3. Every organized effort has some basic principles, factors, and rules. Every business, educational, government or religious organization has common basic managerial principles. If there is a difference at all, it is that of a technical skill or nature of a job. Universality never means that one particular job should be performed by every manager. But it means that all jobs have principles in common that must be followed by every type of manager.
 

4. Universality of management can be judged from the fact that a hockey captain can become
an efficient manager in a bank. An army general can effectively hold a position of a company or a country, although the nature of technical work is quite different in both the places; but the principles of performing the jobs are the same.

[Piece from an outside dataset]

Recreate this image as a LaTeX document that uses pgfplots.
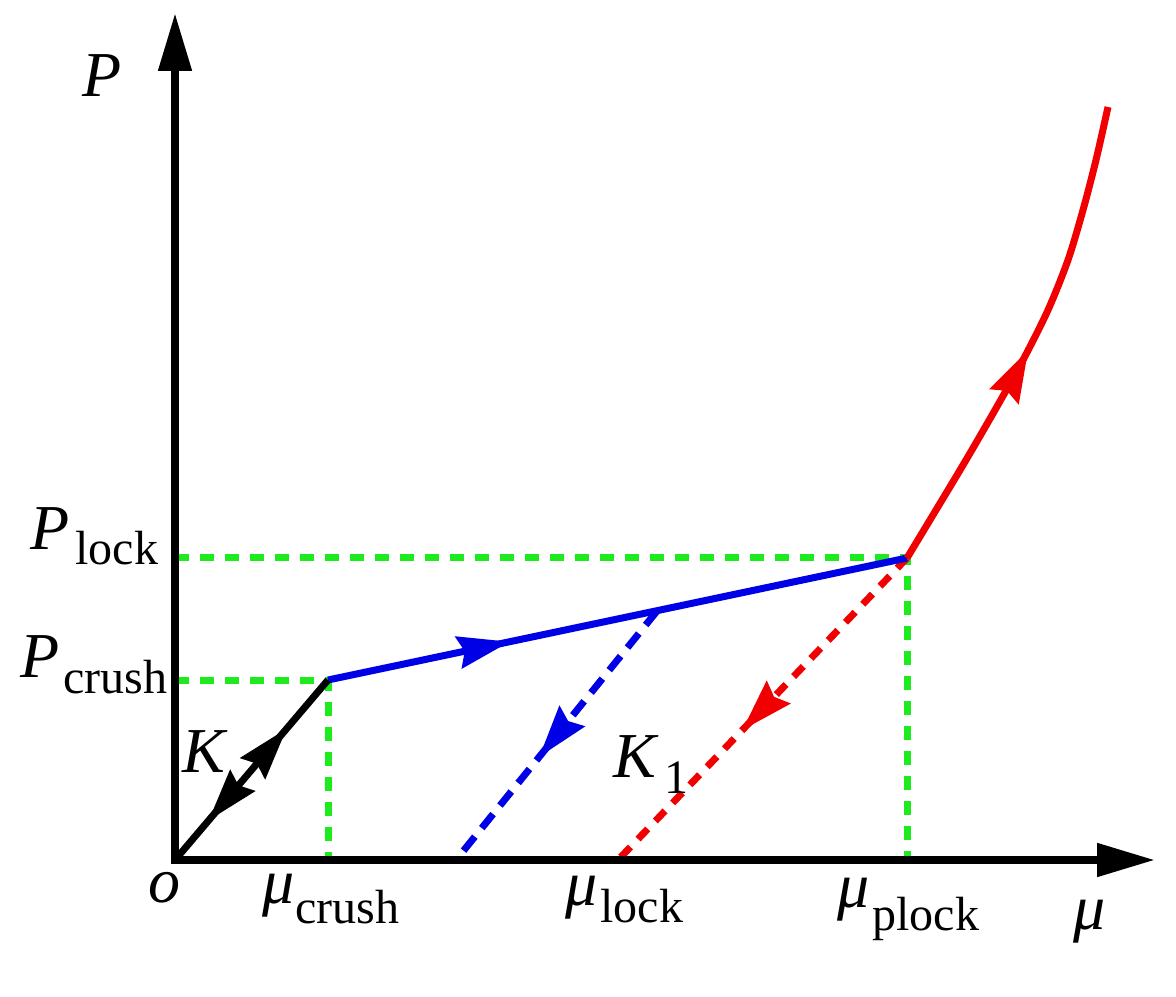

Arguments Against Universality

There are many management experts who oppose management principles as universal. Opposing arguments are as follows:
 

1. Though management functions, principles, techniques, and practices are equally acceptable in diversified environment and conditions, their practicability has some natural limitations. As far as human, analytical, managerial skills, and decision making abilities are concerned these are of course transferable. But if a job demands a particular technical skill, it can be performed only by its expert or specialist. Doctors and physicians cannot do engineer jobs. The pilot of an airplane cannot steer a ship. An accountant cannot as a production engineer. A manager of one culture, environment, or custom may not adapt to another.

2. Universality of management refers to transferability of its principles, techniques, functions, and skills from one time, place, or job to another. But in actual situation it is not practicable. An Army general who has acquired austere discipline and rigidity cannot become a successful head of a university. Applying this principle, experience and rigid discipline in the university will spoil the atmosphere of soft-disciplined university. Inversely, if the discipline of a university is applied in the army, what will happen? The army will be destroyed.

3. Objectives of every company are different. They may not be transferable. A manager, accustomed to a unique atmosphere in a charitable institution which has a liberal policy to distribute funds to the needy people, is sure to fail in a bank which has to be austere and rigid in advancing loans. 


4. .Most management principles are based on personal experiences and have no scientific footing. Hence, they are conflictory or they have to be violated.

5. The principle of functional authority is actually a violation of the principle of unity of command. The first principle necessitates two bosses of a subordinate. The second principle, on the other hand, requires only one boss for a subordinate. Matrix organizations i also a violation of unity of command. Matrix allows a subordinates to have as many as five bosses over him.